# Keyless entry receiver location?



## ldpfeifer (Sep 23, 2010)

OK, my daughter borrowed my son's 96 I30 and now neither of the key fobs work. My job is to make peace in the house, then its off to the middle east if I succeed here.....I tried to re-sync the fobs by inserting and removing them 6 times in 10 seconds, turn to ACC and push one of the buttons to no avail. I removed the battery from one of the fobs and its at 3 volts with an volt meter. I am not sure if the receiver failed or if its on a fuse. The factory alarm red light still comes on. Anyone know the location of the receiver box or which fuse its on? I read in the drivers door and in the trunk so I would rather know which place before I tare into it. Thanks for any help.
Lyle


----------



## 4thGenTinkerer (Nov 1, 2009)

ldpfeifer said:


> OK, my daughter borrowed my son's 96 I30 and now neither of the key fobs work. My job is to make peace in the house, then its off to the middle east if I succeed here.....I tried to re-sync the fobs by inserting and removing them 6 times in 10 seconds, turn to ACC and push one of the buttons to no avail. I removed the battery from one of the fobs and its at 3 volts with an volt meter. I am not sure if the receiver failed or if its on a fuse. The factory alarm red light still comes on. Anyone know the location of the receiver box or which fuse its on? I read in the drivers door and in the trunk so I would rather know which place before I tare into it. Thanks for any help.
> Lyle




Lyle, 

Here is the procedure for reprograming the fobs. 


*PROCEDURE*

Close all doors and lock all doors.

Insert and remove the key from the ignition key cylinder more than six times within
10 seconds. (The hazard warning lamp will then flash.)

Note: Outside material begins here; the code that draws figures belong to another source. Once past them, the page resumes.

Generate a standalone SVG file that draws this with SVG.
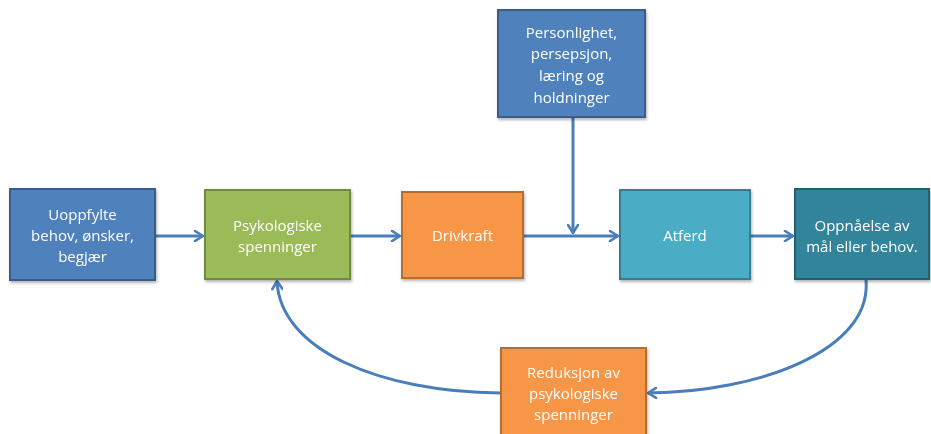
<svg xmlns="http://www.w3.org/2000/svg" width="931" height="434" viewBox="0 0 931 434">
<defs>
<style>
.t{font-family:"Open Sans","Liberation Sans",sans-serif;font-size:15px;fill:#fff;text-anchor:middle}
.c{fill:none;stroke:#4A7EBB;stroke-width:3}
.b{stroke-width:2}
</style>
<marker id="ah" viewBox="0 0 12 12" refX="10" refY="6" markerWidth="12" markerHeight="12" markerUnits="userSpaceOnUse" orient="auto">
<path d="M2,1 L10,6 L2,11" fill="none" stroke="#4A7EBB" stroke-width="2.6" stroke-linecap="round" stroke-linejoin="round"/>
</marker>
<filter id="sh" x="-10%" y="-10%" width="130%" height="130%">
<feDropShadow dx="1" dy="2" stdDeviation="1.5" flood-color="#000" flood-opacity="0.3"/>
</filter>
</defs>
<g id="connectors">
<line class="c" x1="156" y1="236" x2="203" y2="236" marker-end="url(#ah)"/>
<line class="c" x1="351" y1="236" x2="400" y2="236" marker-end="url(#ah)"/>
<line class="c" x1="524" y1="236" x2="618" y2="236" marker-end="url(#ah)"/>
<line class="c" x1="573" y1="118" x2="573" y2="233" marker-end="url(#ah)"/>
<line class="c" x1="751" y1="236" x2="793" y2="236" marker-end="url(#ah)"/>
<path class="c" d="M866,280 C872,350 760,392 648,393" marker-end="url(#ah)"/>
<path class="c" d="M500,393 C380,392 280,350 277,281" marker-end="url(#ah)"/>
</g>
<g id="n1" filter="url(#sh)">
<rect class="b" x="10" y="189" width="145" height="91" fill="#4F81BD" stroke="#385D8A"/>
<text class="t" x="82.5" y="220">Uoppfylte</text>
<text class="t" x="82.5" y="241">behov, ønsker,</text>
<text class="t" x="82.5" y="262">begjær</text>
</g>
<g id="n2" filter="url(#sh)">
<rect class="b" x="205" y="190" width="145" height="89" fill="#9BBB59" stroke="#71893F"/>
<text class="t" x="277.5" y="231">Psykologiske</text>
<text class="t" x="277.5" y="252">spenninger</text>
</g>
<g id="n3" filter="url(#sh)">
<rect class="b" x="402" y="192" width="121" height="86" fill="#F79646" stroke="#B66D31"/>
<text class="t" x="462.5" y="241">Drivkraft</text>
</g>
<g id="n4" filter="url(#sh)">
<rect class="b" x="498" y="10" width="147" height="107" fill="#4F81BD" stroke="#385D8A"/>
<text class="t" x="571.5" y="38">Personlighet,</text>
<text class="t" x="571.5" y="59">persepsjon,</text>
<text class="t" x="571.5" y="81">læring og</text>
<text class="t" x="571.5" y="103">holdninger</text>
</g>
<g id="n5" filter="url(#sh)">
<rect class="b" x="620" y="190" width="130" height="89" fill="#4BACC6" stroke="#357D91"/>
<text class="t" x="685" y="241">Atferd</text>
</g>
<g id="n6" filter="url(#sh)">
<rect class="b" x="795" y="189" width="134" height="90" fill="#31849B" stroke="#235F70"/>
<text class="t" x="862" y="231">Oppnåelse av</text>
<text class="t" x="862" y="252">mål eller behov.</text>
</g>
<g id="n7" filter="url(#sh)">
<rect class="b" x="501" y="348" width="145" height="90" fill="#F79646" stroke="#B66D31"/>
<text class="t" x="573.5" y="378">Reduksjon av</text>
<text class="t" x="573.5" y="399">psykologiske</text>
<text class="t" x="573.5" y="420">spenninger</text>
</g>
</svg>
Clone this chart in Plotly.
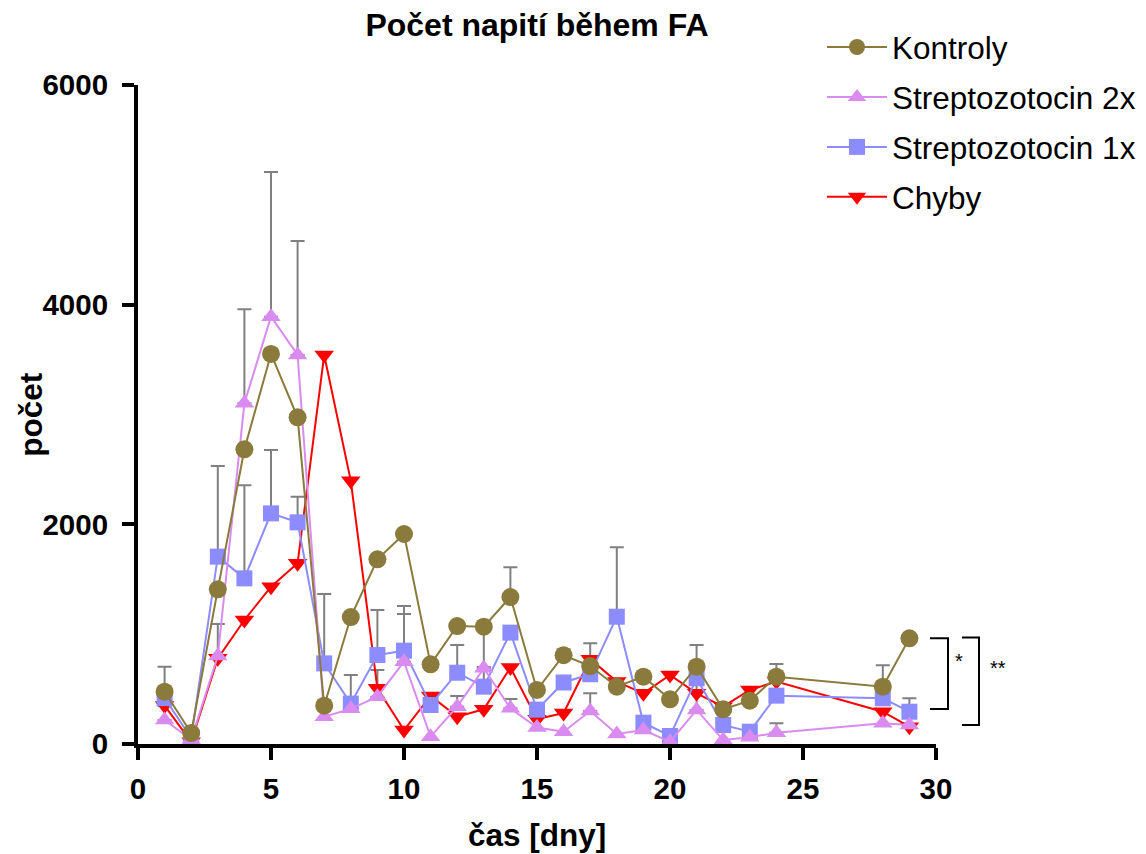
import plotly.graph_objects as go

# ---------------- data ----------------
days = [1, 2, 3, 4, 5, 6, 7, 8, 9, 10, 11, 12, 13, 14, 15, 16, 17, 18, 19, 20, 21, 22, 23, 24, 28, 29]

kontroly = [476, 100, 1408, 2683, 3551, 2974, 349, 1156, 1681, 1912, 725, 1074, 1068, 1338,
            492, 808, 710, 522, 613, 407, 704, 316, 394, 613, 522, 962]
kontroly_top = [704, None, None, None, None, None, None, None, None, None, None, None, None, 1609,
                None, 862, 917, None, None, None, 901, None, None, 728, 716, None]

strep2x = [218, 40, 801, 3102, 3891, 3542, 249, 320, 431, 749, 67, 340, 689, 325,
           150, 112, 300, 91, 127, 21, 310, 36, 61, 103, 188, 173]
strep2x_top = [346, None, 1092, 3958, 5208, 4580, None, None, 674, 1184, None, 437, 1030, 410,
               None, None, 461, None, None, None, 555, None, None, 188, None, None]

strep1x = [418, 55, 1706, 1508, 2100, 2018, 734, 368, 810, 850, 355, 649, 522, 1014,
           313, 560, 635, 1159, 194, 73, 598, 173, 112, 440, 416, 294]
strep1x_top = [None, None, 2531, 2355, 2677, 2252, 1366, 628, 1220, 1256, 464, 901, 701, None,
               None, None, None, 1791, None, None, None, 237, None, None, None, 416]

chyby = [350, 20, 780, 1129, 1432, 1645, 3542, 2396, 507, 127, 437, 249, 316, 697,
         226, 282, 772, 568, 461, 628, 461, 340, 492, 568, 294, 158]

x_ticks = [0, 5, 10, 15, 20, 25, 30]
y_ticks = [0, 2000, 4000, 6000]

# significance brackets (data values of ends)
sig1 = {"top": 962, "bottom": 318, "label": "*"}
sig2 = {"top": 970, "bottom": 173, "label": "**"}

# ---------------- style ----------------
FONT = "Liberation Sans, Arial, Helvetica, sans-serif"
C_K = "#8A7A3B"
C_S2 = "#DA8BF0"
C_S1 = "#8C8CFF"
C_CH = "#FF0000"
C_ERR = "#808080"

fig = go.Figure()

# error bars (upper only), drawn underneath
for vals, tops in [(strep1x, strep1x_top), (strep2x, strep2x_top), (kontroly, kontroly_top)]:
    ex = [d for d, t in zip(days, tops) if t is not None]
    ey = [v for v, t in zip(vals, tops) if t is not None]
    ee = [t - v for v, t in zip(vals, tops) if t is not None]
    fig.add_trace(go.Scatter(
        x=ex, y=ey, mode="markers", marker=dict(size=1, opacity=0),
        showlegend=False, hoverinfo="skip",
        error_y=dict(type="data", symmetric=False, array=ee, arrayminus=[0] * len(ee),
                     color=C_ERR, thickness=2, width=7),
    ))

series = [
    ("Chyby", chyby, C_CH, "triangle-down", 17, 4),
    ("Streptozotocin 1x", strep1x, C_S1, "square", 16, 3),
    ("Streptozotocin 2x", strep2x, C_S2, "triangle-up", 17, 2),
    ("Kontroly", kontroly, C_K, "circle", 18, 1),
]
for name, vals, col, sym, sz, rank in series:
    fig.add_trace(go.Scatter(
        x=days, y=vals, mode="lines+markers", name=name, legendgroup=name, legendrank=rank,
        line=dict(color=col, width=2),
        marker=dict(color=col, symbol=sym, size=sz, line=dict(width=0)),
    ))

shapes = []
annotations = []
for s, x0, x1, tx in [(sig1, 930, 948, 953), (sig2, 962, 979, 988)]:
    dx0 = (x0 - 138) / 798
    dx1 = (x1 - 138) / 798
    yt = s["top"] / 6000
    yb = s["bottom"] / 6000
    shapes.append(dict(type="path", xref="x domain", yref="y domain",
                       path=f"M {dx0} {yt} L {dx1} {yt} L {dx1} {yb} L {dx0} {yb}",
                       line=dict(color="black", width=2)))
    annotations.append(dict(x=(tx - 138) / 798, y=(yt + yb) / 2, xref="x domain", yref="y domain",
                            text=s["label"], showarrow=False, xanchor="left",
                            font=dict(family=FONT, size=20, color="black")))

annotations.append(dict(x=0.5, y=-0.138, xref="paper", yref="paper", text="<b>čas [dny]</b>",
                        showarrow=False, yanchor="middle",
                        font=dict(family=FONT, size=31.5, color="black")))
annotations.append(dict(x=-0.135, y=0.5, xref="paper", yref="paper", text="<b>počet</b>",
                        showarrow=False, textangle=-90, xanchor="center", yanchor="middle",
                        font=dict(family=FONT, size=31.5, color="black")))

fig.update_layout(
    width=1146, height=854,
    margin=dict(l=138, r=210, t=85, b=110, autoexpand=False),
    paper_bgcolor="white", plot_bgcolor="white",
    title=dict(text="<b>Počet napití během FA</b>", x=0.5, xref="paper", xanchor="center",
               y=1 - 25 / 854, yref="container", yanchor="middle",
               font=dict(family=FONT, size=32, color="black")),
    xaxis=dict(range=[0, 30], tickvals=x_ticks, ticktext=[str(t) for t in x_ticks],
               showgrid=False, zeroline=False, showline=True, linecolor="black", linewidth=4,
               ticks="outside", ticklen=12, tickwidth=4, tickcolor="black",
               tickfont=dict(family=FONT, size=29.5, color="black", weight="bold"),
               ticklabelstandoff=4),
    yaxis=dict(range=[0, 6000], tickvals=y_ticks, ticktext=[str(t) for t in y_ticks],
               showgrid=False, zeroline=False, showline=True, linecolor="black", linewidth=4,
               ticks="outside", ticklen=12, tickwidth=4, tickcolor="black",
               tickfont=dict(family=FONT, size=29.5, color="black", weight="bold"),
               ticklabelstandoff=8),
    legend=dict(x=822 / 1146, xref="container", xanchor="left",
                y=1 - 20 / 854, yref="container", yanchor="top",
                traceorder="grouped", tracegroupgap=6,
                font=dict(family=FONT, size=31.5, color="black"),
                bgcolor="rgba(0,0,0,0)", itemwidth=60),
    shapes=shapes,
    annotations=annotations,
    showlegend=True,
)

fig.write_html("out.html")
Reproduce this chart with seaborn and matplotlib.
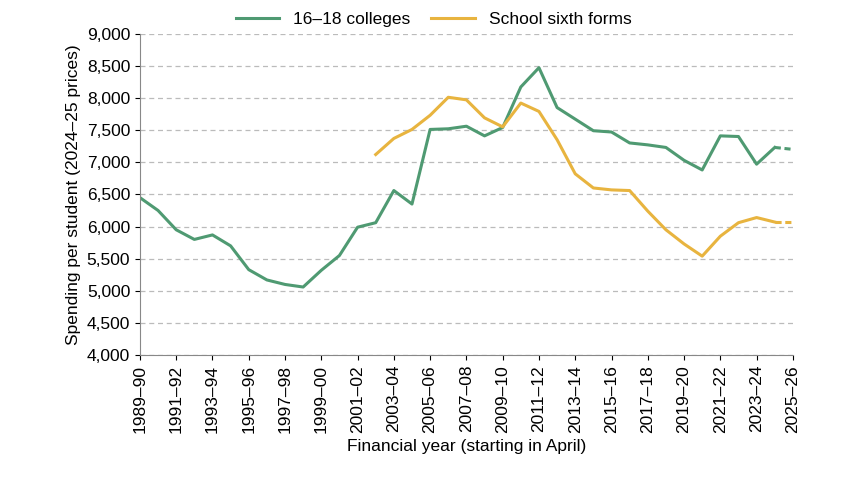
import matplotlib
matplotlib.use("Agg")
import matplotlib.pyplot as plt
import seaborn as sns
import pandas as pd
import numpy as np

start_years = list(range(1989, 2026))
labels = [f"{y}–{str(y+1)[-2:]}" for y in start_years]
colleges = [6450,6250,5950,5800,5870,5700,5330,5170,5100,5060,5320,5550,5990,6060,6560,6350,
            7510,7520,7560,7410,7540,8170,8470,7850,7670,7490,7470,7300,7270,7230,7030,6880,
            7410,7400,6970,7230,7200]
sixth = [np.nan]*13 + [7120,7370,7510,7730,8010,7970,7690,7550,7920,7790,7350,6820,6600,6570,
         6560,6240,5950,5730,5540,5850,6060,6140,6070,6070]

plt.rcParams["font.family"] = "Liberation Sans"
fs = 12.5
fig, ax = plt.subplots(figsize=(8.48, 4.8), dpi=100)
x = np.arange(len(labels))
green, yellow = "#4f9a72", "#e8b43f"
for vals, col, name in [(colleges, green, "16–18 colleges"), (sixth, yellow, "School sixth forms")]:
    df = pd.DataFrame({"x": x[:-1], "y": vals[:-1]})
    sns.lineplot(data=df, x="x", y="y", ax=ax, color=col, lw=2.2, label=name)
    df2 = pd.DataFrame({"x": x[-2:], "y": vals[-2:]})
    sns.lineplot(data=df2, x="x", y="y", ax=ax, color=col, lw=2.2, ls=(0, (2, 1.2)), legend=False)

ax.set_ylim(4000, 9000)
ax.set_yticks(range(4000, 9001, 500))
ax.set_yticklabels([f"{v:,}" for v in range(4000, 9001, 500)], fontsize=fs)
ax.set_xlim(0, len(labels) - 1)
ax.set_xticks(x[::2])
ax.set_xticklabels(labels[::2], rotation=90, fontsize=fs)
ax.grid(axis="y", ls=(0, (4, 3)), color="#bbbbbb", lw=0.9)
ax.set_axisbelow(True)
for s in ["top", "right"]:
    ax.spines[s].set_visible(False)
ax.spines["left"].set_color("#888888")
ax.spines["bottom"].set_color("#888888")
ax.set_xlabel("Financial year (starting in April)", fontsize=fs)
ax.set_ylabel("Spending per student (2024–25 prices)", fontsize=fs)
ax.legend(loc="lower center", bbox_to_anchor=(0.45, 1.0), ncol=2, frameon=False, fontsize=fs,
          borderaxespad=0, handlelength=2.5, columnspacing=1.2)
fig.subplots_adjust(left=0.165, right=0.935, top=0.93, bottom=0.26)
fig.savefig("out.png")
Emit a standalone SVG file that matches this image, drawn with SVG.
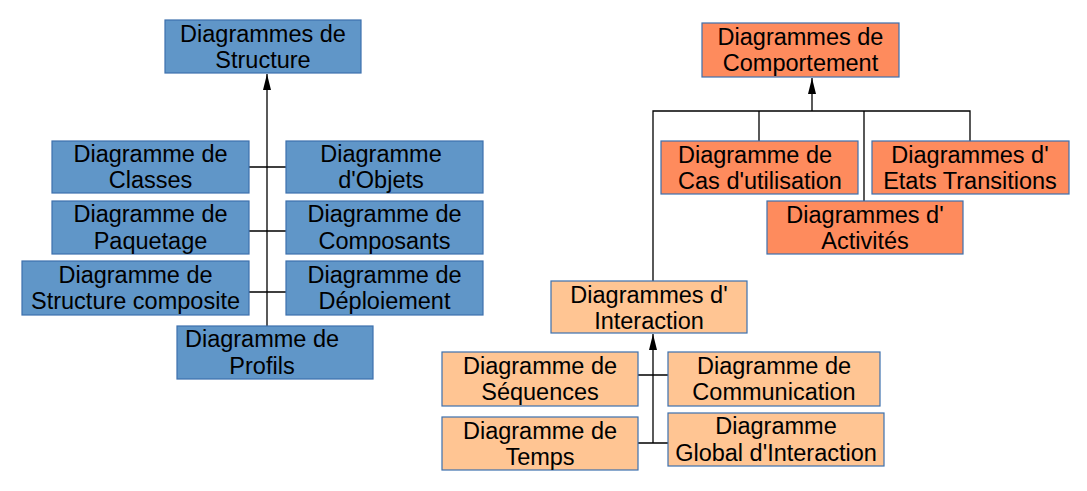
<svg xmlns="http://www.w3.org/2000/svg" width="1087" height="491" viewBox="0 0 1087 491">
<style>
.b{fill:#6096c8;stroke:#3d70ad;stroke-width:1.2}
.o{fill:#fe8b5d;stroke:#3d70ad;stroke-width:1.2}
.p{fill:#ffc593;stroke:#3d70ad;stroke-width:1.2}
text{font-family:"Liberation Sans",Arial,sans-serif;font-size:23.5px;fill:#000;text-anchor:middle}
.c{fill:none;stroke:#000;stroke-width:1.3}
</style>
<defs>
<marker id="ar" viewBox="0 0 16 8" refX="16" refY="4" markerWidth="16" markerHeight="8" markerUnits="userSpaceOnUse" orient="auto">
<path d="M0,0 L16,4 L0,8 Z" fill="#000"/>
</marker>
</defs>
<rect width="1087" height="491" fill="#fff"/>
<g id="connectors">
<path class="c" d="M267,326 V74" marker-end="url(#ar)"/>
<path class="c" d="M249,167 H286 M249,231 H286 M249,292 H286"/>
<path class="c" d="M812,111 V78" marker-end="url(#ar)"/>
<path class="c" d="M653,281 V111 H970 V141 M759,111 V141 M864,111 V201"/>
<path class="c" d="M653,443 V334" marker-end="url(#ar)"/>
<path class="c" d="M638,375 H668 M638,443 H668"/>
</g>
<g id="structure">
<rect class="b" x="165" y="20" width="196" height="53"/>
<text x="263" y="42">Diagrammes de</text><text x="263" y="68">Structure</text>
</g>
<g id="classes">
<rect class="b" x="52" y="141" width="197" height="52"/>
<text x="150.5" y="162">Diagramme de</text><text x="150.5" y="188">Classes</text>
</g>
<g id="objets">
<rect class="b" x="286" y="141" width="197" height="52"/>
<text x="381" y="162">Diagramme</text><text x="381" y="188">d'Objets</text>
</g>
<g id="paquetage">
<rect class="b" x="52" y="201" width="197" height="53"/>
<text x="150.5" y="222">Diagramme de</text><text x="150.5" y="249">Paquetage</text>
</g>
<g id="composants">
<rect class="b" x="286" y="201" width="197" height="53"/>
<text x="384.5" y="222">Diagramme de</text><text x="384.5" y="249">Composants</text>
</g>
<g id="structure-composite">
<rect class="b" x="22" y="261" width="227" height="54"/>
<text x="135.5" y="283">Diagramme de</text><text x="135.5" y="309">Structure composite</text>
</g>
<g id="deploiement">
<rect class="b" x="286" y="261" width="197" height="54"/>
<text x="384.5" y="283">Diagramme de</text><text x="384.5" y="309">Déploiement</text>
</g>
<g id="profils">
<rect class="b" x="177" y="326" width="196" height="53"/>
<text x="262" y="347">Diagramme de</text><text x="262" y="374">Profils</text>
</g>
<g id="comportement">
<rect class="o" x="702" y="23" width="197" height="54"/>
<text x="800.5" y="45">Diagrammes de</text><text x="800.5" y="71">Comportement</text>
</g>
<g id="cas-utilisation">
<rect class="o" x="661" y="141" width="197" height="53"/>
<text x="755" y="163">Diagramme de</text><text x="760" y="189">Cas d'utilisation</text>
</g>
<g id="etats-transitions">
<rect class="o" x="872" y="141" width="197" height="53"/>
<text x="970" y="163">Diagrammes d'</text><text x="970" y="189">Etats Transitions</text>
</g>
<g id="activites">
<rect class="o" x="767" y="201" width="196" height="53"/>
<text x="865" y="223">Diagrammes d'</text><text x="865" y="249">Activités</text>
</g>
<g id="interaction">
<rect class="p" x="551" y="281" width="196" height="52"/>
<text x="649" y="303">Diagrammes d'</text><text x="649" y="329">Interaction</text>
</g>
<g id="sequences">
<rect class="p" x="442" y="352" width="196" height="54"/>
<text x="540" y="374">Diagramme de</text><text x="540" y="400">Séquences</text>
</g>
<g id="communication">
<rect class="p" x="668" y="352" width="212" height="54"/>
<text x="774" y="374">Diagramme de</text><text x="774" y="400">Communication</text>
</g>
<g id="temps">
<rect class="p" x="442" y="417" width="196" height="53"/>
<text x="540" y="439">Diagramme de</text><text x="540" y="465">Temps</text>
</g>
<g id="global-interaction">
<rect class="p" x="668" y="413" width="216" height="53"/>
<text x="776" y="434">Diagramme</text><text x="776" y="461">Global d'Interaction</text>
</g>
</svg>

Turn ignition key switch to “ACC” position.

Push any button on the new remote controller once. (The hazard warning lamp will
then flash.)

At this time, the new ID code is entered and original (previous) ID codes are
erased.

Do you want to enter any additional remote controller ID codes?

A maximum four ID codes may be entered. Any attempt to enter more will be
ignored.




I suggest you try again. If this doesnt do it start looking into your fuse boxes. I think it is a 7.5amp fuse located in the fuse box by the driver's left knee. If that doesnt make it work then you may have to start looking into some other, more complicated things. I think the BCM and the IVMS have somthing to do with it. The IVMS is your driver door window control. The BCM is your body controll module. These can be found in junk yards for a fair price, but we dont know that is your problem so I digress. Try the reprogram again, if it works great, if not well diagnosis of other stuff will have to occur. 

Good luck and welcome to NF.com


----------



## ldpfeifer (Sep 23, 2010)

Got it thanks. I just needed to get out of car and try it after the door was shut to see if it programed. I saw the lights flash but it will not work sitting ing the car. Thanks again.
Lyle


----------



## 4thGenTinkerer (Nov 1, 2009)

Good deal. Good luck with the middle east thing as well.


----------